People who willingly neglect a vulnerable adult could face a more serious criminal charge. So could those who mistreat a child.
Sponsored by Rep. Steve Gottwalt (R-St. Cloud) and Sen. Warren Limmer (R-Maple Grove), HF1945/ SF1586* would create a new felony crime for intentional deprivation of a vulnerable adult, such as with food, clothing, shelter or health care, when the caregiver “is reasonably able to make the necessary provisions.”
“Many cases have come to our attention … detailing some of the instances where people have been literally left to rot in their own filth, horrible stories of abuse of vulnerable adults, and up until now we’ve only been able to charge these people with gross misdemeanors,” Gottwalt said.
The bill was successfully amended on the House floor March 27 by Rep. Jeanne Poppe (DFL-Austin) to add HF2220, which would reduce the level of harm required for a felony offense for child mistreatment by replacing “substantial bodily harm” in statute with “demonstrable bodily harm.”

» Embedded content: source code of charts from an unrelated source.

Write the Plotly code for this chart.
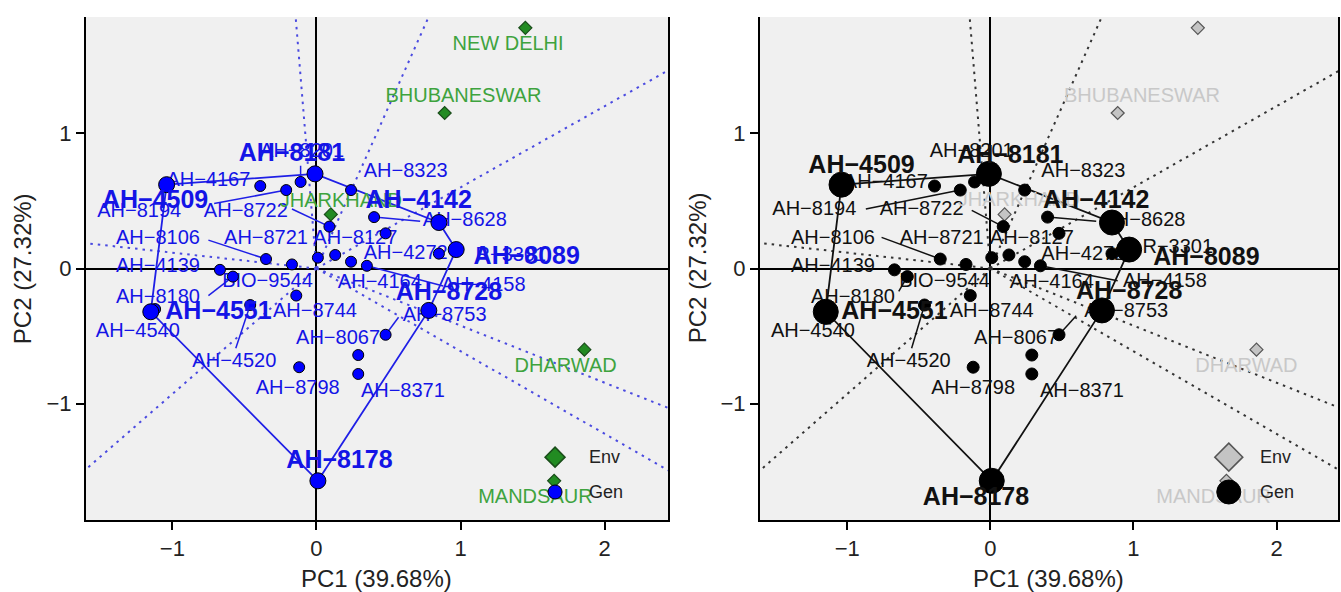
import plotly.graph_objects as go
import math

# ---------------- data ----------------
gen_names = ["AH-4509", "AH-8181", "AH-4142", "AH-8089", "AH-8728", "AH-8178", "AH-4551",
             "AH-8201", "AH-4167", "AH-8194", "AH-8722", "AH-8323", "AH-8628", "AH-8127",
             "AH-4272", "AH-8106", "AH-8721", "BIO-9544", "R-3301", "AH-4164", "AH-4158",
             "AH-4139", "AH-8180", "AH-8744", "AH-4520", "AH-4540", "AH-8753", "AH-8067",
             "AH-8371", "AH-8798"]
gen_pc1 = [-1.04, -0.01, 0.85, 0.97, 0.78, 0.01, -1.15,
           -0.11, -0.39, -0.21, 0.09, 0.24, 0.40, 0.48,
           0.85, -0.35, -0.17, 0.01, 0.13, 0.24, 0.35,
           -0.67, -0.58, -0.14, -0.46, -1.12, 0.48, 0.29,
           0.29, -0.12]
gen_pc2 = [0.62, 0.70, 0.34, 0.14, -0.31, -1.57, -0.32,
           0.64, 0.61, 0.58, 0.31, 0.58, 0.38, 0.26,
           0.11, 0.07, 0.03, 0.08, 0.10, 0.05, 0.02,
           -0.01, -0.06, -0.20, -0.27, -0.30, -0.49, -0.64,
           -0.78, -0.73]
hull_names = ["AH-4509", "AH-8181", "AH-4142", "AH-8089", "AH-8728", "AH-8178", "AH-4551"]

env_names = ["NEW DELHI", "BHUBANESWAR", "JHARKHAND", "DHARWAD", "MANDSAUR"]
env_pc1 = [1.45, 0.89, 0.10, 1.86, 1.65]
env_pc2 = [1.78, 1.15, 0.40, -0.60, -1.57]

x_ticks = [-1, 0, 1, 2]
y_ticks = [-1, 0, 1]
x_title = "PC1 (39.68%)"
y_title = "PC2 (27.32%)"
legend_items = ["Env", "Gen"]

# ---------------- layout of labels (positions only) ----------------
LABELS_L = {
    "NEW DELHI": (1.33, 1.65), "BHUBANESWAR": (1.02, 1.27), "JHARKHAND": (0.17, 0.49),
    "DHARWAD": (1.73, -0.73), "MANDSAUR": (1.52, -1.70),
    "AH-8181": (-0.17, 0.84), "AH-8201": (-0.10, 0.86), "AH-8323": (0.62, 0.71),
    "AH-4167": (-0.75, 0.65), "AH-4509": (-1.12, 0.49), "AH-8194": (-1.23, 0.42),
    "AH-8722": (-0.49, 0.42), "AH-4142": (0.71, 0.49), "AH-8628": (1.03, 0.35),
    "AH-8106": (-1.10, 0.22), "AH-8721": (-0.35, 0.22), "AH-8127": (0.27, 0.22),
    "AH-4272": (0.62, 0.11), "R-3301": (1.35, 0.09), "AH-8089": (1.46, 0.08),
    "AH-4139": (-1.10, 0.01), "BIO-9544": (-0.34, -0.10), "AH-4164": (0.44, -0.11),
    "AH-4158": (1.16, -0.13), "AH-8728": (0.92, -0.19), "AH-8180": (-1.10, -0.22),
    "AH-4551": (-0.68, -0.33), "AH-8744": (-0.01, -0.32), "AH-8753": (0.89, -0.35),
    "AH-4540": (-1.24, -0.47), "AH-8067": (0.15, -0.52), "AH-4520": (-0.57, -0.69),
    "AH-8798": (-0.13, -0.89), "AH-8371": (0.60, -0.91), "AH-8178": (0.16, -1.43),
}
LABELS_R = {
    "NEW DELHI": (1.64, 1.91), "BHUBANESWAR": (1.06, 1.27), "JHARKHAND": (0.20, 0.50),
    "DHARWAD": (1.79, -0.73), "MANDSAUR": (1.56, -1.70),
    "AH-8181": (0.14, 0.83), "AH-8201": (-0.13, 0.86), "AH-8323": (0.65, 0.71),
    "AH-4509": (-0.90, 0.75), "AH-4167": (-0.73, 0.63), "AH-8194": (-1.23, 0.43),
    "AH-8722": (-0.48, 0.43), "AH-4142": (0.74, 0.49), "AH-8628": (1.07, 0.35),
    "AH-8106": (-1.10, 0.22), "AH-8721": (-0.34, 0.22), "AH-8127": (0.29, 0.22),
    "AH-4272": (0.65, 0.10), "R-3301": (1.31, 0.15), "AH-8089": (1.51, 0.07),
    "AH-4139": (-1.10, 0.01), "BIO-9544": (-0.32, -0.10), "AH-4164": (0.43, -0.11),
    "AH-4158": (1.22, -0.10), "AH-8728": (0.97, -0.18), "AH-8180": (-0.96, -0.22),
    "AH-4551": (-0.67, -0.33), "AH-8744": (0.01, -0.32), "AH-8753": (0.95, -0.32),
    "AH-4540": (-1.24, -0.47), "AH-8067": (0.18, -0.52), "AH-4520": (-0.57, -0.69),
    "AH-8798": (-0.12, -0.89), "AH-8371": (0.64, -0.91), "AH-8178": (-0.10, -1.70),
}
LEADERS_L = {
    "AH-8194": (-0.71, 0.48), "AH-8722": (-0.17, 0.44), "AH-8106": (-0.75, 0.21),
    "AH-8628": (0.72, 0.35), "AH-4158": (0.88, -0.13), "AH-8180": (-0.75, -0.20),
    "AH-4520": (-0.56, -0.59), "AH-8753": (0.57, -0.36), "AH-8201": (-0.11, 0.76),
}
LEADERS_R = {
    "AH-8194": (-0.87, 0.44), "AH-8722": (-0.13, 0.43), "AH-8106": (-0.76, 0.23),
    "AH-8628": (0.74, 0.35), "AH-4158": (0.89, -0.09), "AH-8180": (-0.64, -0.17),
    "AH-4520": (-0.55, -0.59), "AH-8753": (0.60, -0.35),
}

FONT = "Liberation Sans, Arial, sans-serif"
STYLES = [
    dict(gen="#0000ff", gen_line="#000000", gen_text="#1414e6", env_fill="#228b22",
         env_line="#1a4d1a", env_text="#3ea33e", ray="#4a4ae0", poly="#1f1fe6",
         big=16, small=11, leg_d=10, leg_c=7, labels=LABELS_L, leaders=LEADERS_L),
    dict(gen="#000000", gen_line="#000000", gen_text="#111111", env_fill="#c4c4c4",
         env_line="#555555", env_text="#c8c8c8", ray="#333333", poly="#111111",
         big=25, small=12, leg_d=14, leg_c=12, labels=LABELS_R, leaders=LEADERS_R),
]

gx = dict(zip(gen_names, gen_pc1))
gy = dict(zip(gen_names, gen_pc2))

fig = go.Figure()

for k, st in enumerate(STYLES):
    xa = "x" if k == 0 else "x2"
    ya = "y" if k == 0 else "y2"
    common = dict(xaxis=xa, yaxis=ya, showlegend=False, hoverinfo="skip")

    # sector rays: perpendicular from origin to each polygon edge
    hx = [gx[n] for n in hull_names]
    hy = [gy[n] for n in hull_names]
    rx, ry = [], []
    m = len(hull_names)
    for i in range(m):
        x1, y1 = hx[i], hy[i]
        x2, y2 = hx[(i + 1) % m], hy[(i + 1) % m]
        nx, ny = (y2 - y1), -(x2 - x1)
        if nx * x1 + ny * y1 < 0:
            nx, ny = -nx, -ny
        L = math.hypot(nx, ny)
        rx += [0, nx / L * 6, None]
        ry += [0, ny / L * 6, None]
    fig.add_trace(go.Scatter(x=rx, y=ry, mode="lines",
                             line=dict(color=st["ray"], width=2, dash="2.5px,5px"), **common))

    # polygon
    fig.add_trace(go.Scatter(x=hx + [hx[0]], y=hy + [hy[0]], mode="lines",
                             line=dict(color=st["poly"], width=1.8), **common))

    # leader segments
    lx, ly = [], []
    for n, (sx, sy) in st["leaders"].items():
        lx += [sx, gx[n], None]
        ly += [sy, gy[n], None]
    fig.add_trace(go.Scatter(x=lx, y=ly, mode="lines",
                             line=dict(color=st["poly"], width=1.5), **common))

    labs = st["labels"]
    small = [n for n in gen_names if n not in hull_names]
    # small genotype labels
    fig.add_trace(go.Scatter(x=[labs[n][0] for n in small], y=[labs[n][1] for n in small],
                             text=[n.replace("-", "\u2212") for n in small], mode="text",
                             textposition="middle center", cliponaxis=False,
                             textfont=dict(family=FONT, size=20, color=st["gen_text"]), **common))
    # environment labels
    fig.add_trace(go.Scatter(x=[labs[n][0] for n in env_names], y=[labs[n][1] for n in env_names],
                             text=env_names, mode="text", textposition="middle center",
                             cliponaxis=False,
                             textfont=dict(family=FONT, size=20, color=st["env_text"]), **common))
    # environment markers
    fig.add_trace(go.Scatter(x=env_pc1, y=env_pc2, mode="markers", cliponaxis=False,
                             marker=dict(symbol="diamond", size=10, color=st["env_fill"],
                                         line=dict(color=st["env_line"], width=1.2)), **common))
    # genotype markers
    fig.add_trace(go.Scatter(x=[gx[n] for n in small], y=[gy[n] for n in small], mode="markers",
                             marker=dict(size=st["small"], color=st["gen"],
                                         line=dict(color=st["gen_line"], width=1)), **common))
    fig.add_trace(go.Scatter(x=hx, y=hy, mode="markers",
                             marker=dict(size=st["big"], color=st["gen"],
                                         line=dict(color=st["gen_line"], width=1)), **common))
    # vertex labels
    fig.add_trace(go.Scatter(x=[labs[n][0] for n in hull_names], y=[labs[n][1] for n in hull_names],
                             text=[n.replace("-", "\u2212") for n in hull_names], mode="text",
                             textposition="middle center", cliponaxis=False,
                             textfont=dict(family=FONT, size=25, color=st["gen_text"], weight="bold"),
                             **common))

# ---------------- axes ----------------
axis_common = dict(showgrid=False, zeroline=True, zerolinecolor="#000000", zerolinewidth=1.8,
                   showline=True, linecolor="#000000", linewidth=2, ticks="outside",
                   ticklen=8, tickwidth=1.6, tickcolor="#000000",
                   tickfont=dict(family=FONT, size=22, color="#222222"), fixedrange=True)
ydom = [0.1216, 0.9713]
fig.update_layout(
    xaxis=dict(axis_common, domain=[0.0641, 0.4981], range=[-1.60, 2.44], tickvals=x_ticks,
               mirror=False, anchor="y"),
    yaxis=dict(axis_common, domain=ydom, range=[-1.86, 1.86], tickvals=y_ticks, mirror=True,
               anchor="x"),
    xaxis2=dict(axis_common, domain=[0.5667, 0.9978], range=[-1.61, 2.43], tickvals=x_ticks,
                mirror=False, anchor="y2"),
    yaxis2=dict(axis_common, domain=ydom, range=[-1.86, 1.86], tickvals=y_ticks, mirror=True,
                anchor="x2"),
    width=1341, height=592, margin=dict(l=0, r=0, t=0, b=0),
    paper_bgcolor="#ffffff", plot_bgcolor="#f0f0f0", showlegend=False,
)

# axis titles
anns = []
for cx in [0.2811, 0.7822]:
    anns.append(dict(text=x_title, x=cx, y=(592 - 578) / 592, xref="paper", yref="paper",
                     showarrow=False, xanchor="center", yanchor="middle",
                     font=dict(family=FONT, size=24, color="#222222")))
for cx in [0.0164, 0.5198]:
    anns.append(dict(text=y_title, x=cx, y=0.547, xref="paper", yref="paper", showarrow=False,
                     xanchor="center", yanchor="middle", textangle=-90,
                     font=dict(family=FONT, size=24, color="#222222")))

# legends (drawn inside panels)
shapes = []
leg_pos = [(0.806, 0.861), (0.811, 0.862)]
for k, st in enumerate(STYLES):
    xr = "x domain" if k == 0 else "x2 domain"
    yr = "y domain" if k == 0 else "y2 domain"
    sx, tx = leg_pos[k]
    d = st["leg_d"]
    c = st["leg_c"]
    shapes.append(dict(type="path", xref=xr, yref=yr, xsizemode="pixel", ysizemode="pixel",
                       xanchor=sx, yanchor=0.125,
                       path=f"M 0,{d} L {d},0 L 0,{-d} L {-d},0 Z",
                       fillcolor=st["env_fill"], line=dict(color=st["env_line"], width=1.5),
                       layer="above"))
    shapes.append(dict(type="circle", xref=xr, yref=yr, xsizemode="pixel", ysizemode="pixel",
                       xanchor=sx, yanchor=0.0557, x0=-c, x1=c, y0=-c, y1=c,
                       fillcolor=st["gen"], line=dict(color="#000000", width=1), layer="above"))
    for item, yy in zip(legend_items, [0.125, 0.0557]):
        anns.append(dict(text=item, x=tx, y=yy, xref=xr, yref=yr, xanchor="left",
                         yanchor="middle", showarrow=False,
                         font=dict(family=FONT, size=18, color="#222222")))

fig.update_layout(annotations=anns, shapes=shapes)
fig.write_html("out.html")
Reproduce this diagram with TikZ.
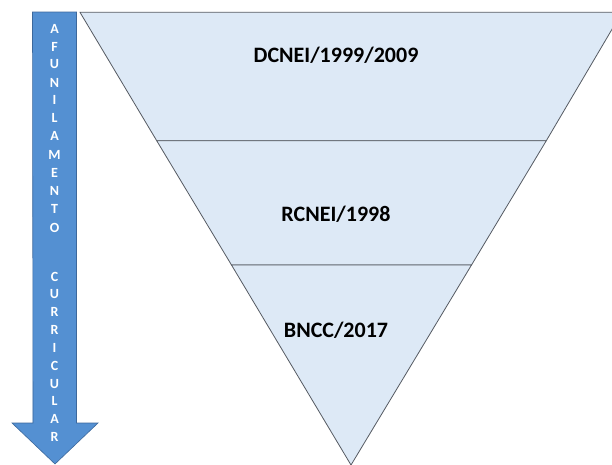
\documentclass[tikz,border=0pt]{standalone}
\usepackage{fontspec}
\setmainfont{Carlito}
\definecolor{funnelfill}{RGB}{221,233,246}
\definecolor{funnelline}{RGB}{85,90,98}
\definecolor{arrowfill}{RGB}{84,144,210}
\definecolor{arrowline}{RGB}{60,104,156}
\tikzset{
  seg/.style={fill=funnelfill, draw=funnelline, line width=0.8pt, line join=miter},
  label/.style={font=\fontsize{22}{26}\selectfont\bfseries, text=black, inner sep=0pt},
  letter/.style={font=\fontsize{14}{16}\selectfont\bfseries, text=white, inner sep=0pt}
}
\begin{document}
\begin{tikzpicture}[x=1pt,y=-1pt]
\useasboundingbox (0,0) rectangle (612,464);
\fill[white] (0,0) rectangle (612,464);
\begin{scope}
\clip (0,0) rectangle (612,464);
% funnel segments
\coordinate (tl) at (80,12.3);
\coordinate (tr) at (622,12.3);
\coordinate (l1) at (156.7,140.7);
\coordinate (r1) at (546.3,140.7);
\coordinate (l2) at (231.5,265);
\coordinate (r2) at (471.5,265);
\coordinate (apex) at (351,465);
\draw[seg] (tl) -- (tr) -- (r1) -- (l1) -- cycle;
\draw[seg] (l1) -- (r1) -- (r2) -- (l2) -- cycle;
\draw[seg] (l2) -- (r2) -- (apex) -- cycle;
\end{scope}
\node[label] (d1) at (336,55) {DCNEI/1999/2009};
\node[label] (d2) at (336,214) {RCNEI/1998};
\node[label] (d3) at (336,330) {BNCC/2017};
% arrow
\draw[fill=arrowfill, draw=arrowline, line width=0.6pt, line join=miter]
  (32.5,12) -- (76.5,12) -- (76.5,423) -- (98,423) -- (55,464) -- (12,423) -- (33,423) -- cycle;
\foreach \ch/\yy [count=\i] in {A/29, F/47, U/64, N/83, I/100, L/118, A/136, M/155, E/173, N/191, T/209, O/228,
  C/277, U/294, R/312, R/330, I/348, C/366, U/384, L/401, A/419, R/437} {
  \node[letter] (let\i) at (54.5,\yy) {\ch};
}
\end{tikzpicture}
\end{document}
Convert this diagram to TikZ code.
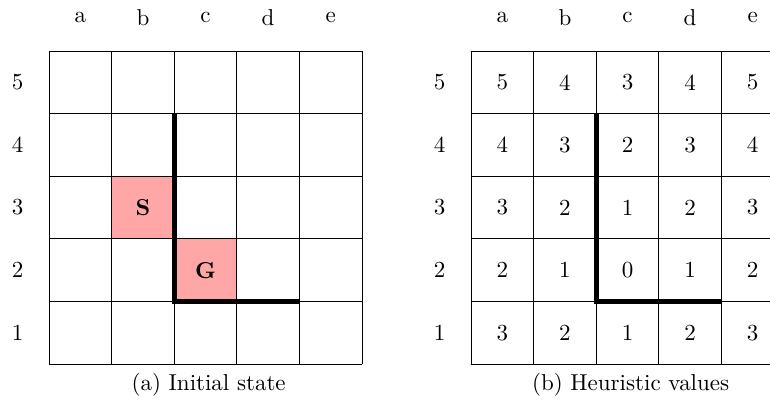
\documentclass[tikz,border=0pt]{standalone}
\usepackage{tikz}

\tikzset{
    wall/.style={line width=2.3pt},
    startgoal/.style={fill=red!35},
    cellgrid/.style={line width=0.4pt},
}

\begin{document}
\begin{tikzpicture}[every node/.style={font=\fontsize{10.45}{12.5}\selectfont}]
        \useasboundingbox (-0.783,-0.655) rectangle (11.517,5.815);
        % Initial state
        \begin{scope}[xshift=0cm]
            % Start and goal
            \fill[startgoal] (1,2) rectangle (2,3);
            \fill[startgoal] (2,1) rectangle (3,2);
            \node (start) at (1.5,2.5) {\textbf{S}};
            \node (goal) at (2.5,1.5) {\textbf{G}};
            % Grid
            \draw[cellgrid] (0,0) grid (5,5);
            % Labels
            \foreach \c/\x in {a/0.5,b/1.5,c/2.5,d/3.5,e/4.5} {
                    \node (colA-\c) at (\x,5.53) {\c};
                }
            \foreach \r in {1,...,5} {
                    \node (rowA-\r) at (-0.5,\r-0.5) {\r};
                }
            % Wall
            \draw[wall] (2,4) -- (2,1) -- (4,1);
            \node (capA) at (2.55,-0.33) {(a) Initial state};
        \end{scope}

        % Heuristic values
        \begin{scope}[xshift=6.741cm]
            % Grid
            \draw[cellgrid] (0,0) grid (5,5);
            % Labels
            \foreach \c/\x in {a/0.5,b/1.5,c/2.5,d/3.5,e/4.5} {
                    \node (colB-\c) at (\x,5.53) {\c};
                }
            \foreach \r in {1,...,5} {
                    \node (rowB-\r) at (-0.5,\r-0.5) {\r};
                }
            % Values
            \foreach \r/\vals in {5/{5,4,3,4,5},4/{4,3,2,3,4},3/{3,2,1,2,3},2/{2,1,0,1,2},1/{3,2,1,2,3}} {
                    \foreach \h [count=\c] in \vals {
                            \node (h-\c-\r) at (\c-0.5,\r-0.5) {\h};
                        }
                }
            % Wall
            \draw[wall] (2,4) -- (2,1) -- (4,1);
            \node (capB) at (2.55,-0.33) {(b) Heuristic values};
        \end{scope}
    \end{tikzpicture}
\end{document}
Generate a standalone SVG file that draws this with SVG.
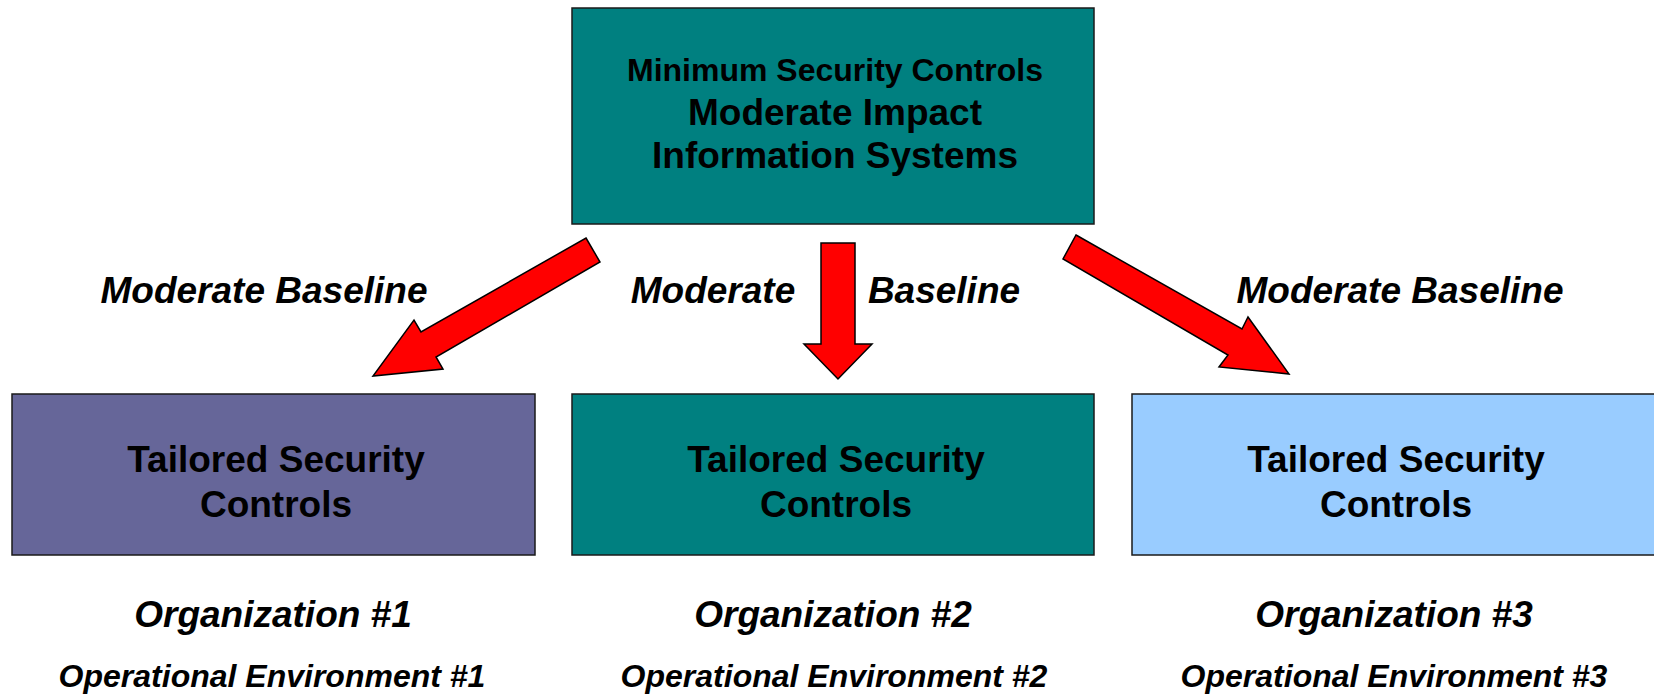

As amended, the bill was passed 128-4, It now returns to the Senate where the initial bill was passed 64-0 March 19.
Gottwalt said the bill is a bipartisan collaboration of many interested parties, including the provider community, law enforcement and prosecutors.
The bill provides for three affirmative defenses:
- the person employed by a facility is unable to “reasonably make the necessary provisions due to inadequate staffing levels, inadequate supervision, or institutional policies”;
- the defendant operates or manages a facility and did not knowingly or intentionally permit an employee to permit the criminal act; and
- where the caregiver “was acting reasonably and necessarily to provide care to another identified vulnerable adult.”
The Poppe-sponsored bill, which stalled in the House Public Safety and Crime Prevention Policy and Finance Committee, is based on a 2011 Mower County case where a 5-year-old child was chained to the slats of his crib every evening. The parents could only be charged with a gross misdemeanor.
Because there wasn’t substantial bodily harm, only demonstrable bodily harm — any harm that can be observed by another person — could be used in the charging.
“This young boy had bruising, swelling and even a rust stain on his leg,” Poppe said. “What he didn’t have was a broken bone. He did have demonstrable bodily harm; he did not have substantial harm.”